You are right regarding that scenario. The use of force was justified. On the police escalation model prior to the wide spread issuing of taser. You would have been justified in the use of a baton to a red area. This would include striking the head....... The problem with that would have resulted in being suspended and investigated. That thought process rightly or wrongly also goes into the decision making when justifying use of force.

Policing is hard work, often you deal with the worst of society and the most horrible situations. It can make you very jaded, cynical and world weary. The detectives in child protection deserve so much more. Because they see and deal with cases that truly are equally horric and heart breaking even by general police duties.

The police get a bad wrap due to the bad apples. But the majority are hard working decent guys and girls. When like most government jobs they are under paid, under staffed and the demand on services is constantly increasing.
 
The biggest skill a cop needs in communication, verbal and listening. You don't need to be a hard man you need to be both robust and compassionate.

People also never seem to take into account Police Officers are still just people. You can have all the training in the world to deal with specific situations. Yet when your on your 7th straight night, you've finished late four shifts on the trot, you've a new born child, you and your partner are worrying over money. Yet here you are 3 in the morning and some tw@t in Rushden has decided to pull a knife on you and a colleague. Your nearest back up is ten minutes away.

You've got to make the right decision. What use of force is acceptable, get in wrong you might end up suspended and in court yourself.

Welcome to the modern world of policing.

Great post.

On the force point they've always been allowed to use "reasonable" force. Excessive force should always be called to account, of course it should, but what is actually reasonable in the moment can be made to look awful when dissected by the microsecond by lawyers with all the time in the world in a court or disciplinary hearing. And of course the other party will be sitting there suited and booted as if butter wouldn't melt.

Abuses of office must attract appropriate sanction. But the 97% of officers who are conscientious and hard working need public and political backing to do their jobs robustly.
 
While he fully deserves to be there, the American prison is a complete disgrace. More prisoners per capita than any other country and the prison system is a for-profit model that doesn't encourage prisoner safety or rehabilitation.
Yep and no wonder coppers don't want to go inside there especially for a high profile racist murder.
 
While he fully deserves to be there, the American prison is a complete disgrace. More prisoners per capita than any other country and the prison system is a for-profit model that doesn't encourage prisoner safety or rehabilitation.
It's how USA survives without slavery - it allows slavery for anyone sentenced to prison.

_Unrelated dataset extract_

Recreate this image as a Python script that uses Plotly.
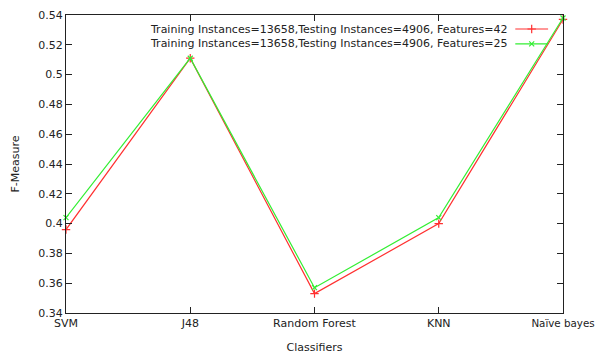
import plotly.graph_objects as go

classifiers = ["SVM", "J48", "Random Forest", "KNN", "Naïve bayes"]
f42 = [0.396, 0.511, 0.353, 0.400, 0.537]
f25 = [0.404, 0.511, 0.357, 0.404, 0.538]
y_ticks = [0.34, 0.36, 0.38, 0.40, 0.42, 0.44, 0.46, 0.48, 0.50, 0.52, 0.54]
y_tick_text = ["0.34", "0.36", "0.38", "0.4", "0.42", "0.44", "0.46", "0.48", "0.5", "0.52", "0.54"]
label42 = "Training Instances=13658,Testing Instances=4906, Features=42"
label25 = "Training Instances=13658,Testing Instances=4906, Features=25"

RED = "#ff3030"
GREEN = "#33ee33"
FONT = "DejaVu Sans"

x = list(range(len(classifiers)))
# the last category label sits on the right edge; set it slightly smaller so it fits
x_tick_text = classifiers[:-1] + ["<span style='font-size:10.3px'>" + classifiers[-1] + "</span>"]

fig = go.Figure()
fig.add_trace(go.Scatter(
    x=x, y=f42, mode="lines+markers", name=label42,
    line=dict(color=RED, width=1.2),
    marker=dict(symbol="cross-thin", size=6, line=dict(color=RED, width=1.2)),
    showlegend=False, cliponaxis=False,
))
fig.add_trace(go.Scatter(
    x=x, y=f25, mode="lines+markers", name=label25,
    line=dict(color=GREEN, width=1.2),
    marker=dict(symbol="x-thin", size=5, line=dict(color=GREEN, width=1.2)),
    showlegend=False, cliponaxis=False,
))

# key samples on an overlay axis in unit coordinates (text left of sample)
key_rows = [(label42, RED, "cross-thin", 6, 0.953), (label25, GREEN, "x-thin", 5, 0.903)]
for text, color, sym, size, ky in key_rows:
    fig.add_trace(go.Scatter(
        x=[0.904, 0.970], y=[ky, ky], xaxis="x2", yaxis="y2",
        mode="lines", line=dict(color=color, width=1.2),
        showlegend=False, hoverinfo="skip",
    ))
    fig.add_trace(go.Scatter(
        x=[0.937], y=[ky], xaxis="x2", yaxis="y2",
        mode="markers", marker=dict(symbol=sym, size=size, line=dict(color=color, width=1.2)),
        showlegend=False, hoverinfo="skip",
    ))
    fig.add_annotation(
        x=0.893, y=ky, xref="x2", yref="y2", text=text, showarrow=False,
        xanchor="right", yanchor="middle",
        font=dict(family=FONT, size=11, color="#222"),
    )

axis_common = dict(
    showline=True, linecolor="#222", linewidth=1, mirror="ticks",
    ticks="inside", ticklen=6, tickcolor="#222", tickwidth=1,
    showgrid=False, zeroline=False,
    tickfont=dict(family=FONT, size=11, color="#222"),
    ticklabeloverflow="allow",
)

fig.update_layout(
    width=595, height=360,
    margin=dict(l=66, r=32, t=15, b=47),
    paper_bgcolor="white", plot_bgcolor="white",
    xaxis=dict(
        range=[-0.0001, 4.0001], tickvals=x, ticktext=x_tick_text,
        title=dict(text="Classifiers", font=dict(family=FONT, size=11, color="#222"), standoff=14),
        automargin=False,
        **axis_common,
    ),
    yaxis=dict(
        range=[0.34, 0.54], tickvals=y_ticks, ticktext=y_tick_text,
        title=dict(text="F-Measure", font=dict(family=FONT, size=11, color="#222"), standoff=16),
        automargin=False,
        **axis_common,
    ),
    xaxis2=dict(overlaying="x", range=[0, 1], visible=False, fixedrange=True),
    yaxis2=dict(overlaying="y", range=[0, 1], visible=False, fixedrange=True),
)

fig.write_html("out.html")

ETA for some "comedy" clips:





John Oliver has (unsurprisingly) done a lot more segments on it than that one.
 
My dad's house was burgled and the police had absolutely zero interest in any evidence that could be presented implicating one of the families in the same village. Turned up, looked around, left and didn't say anything more about it. Given the TV was found in the garden along with the remote and other stuff, it looked like they scarpered just before my dad got home. Had the police actually turned up, they may have caught them.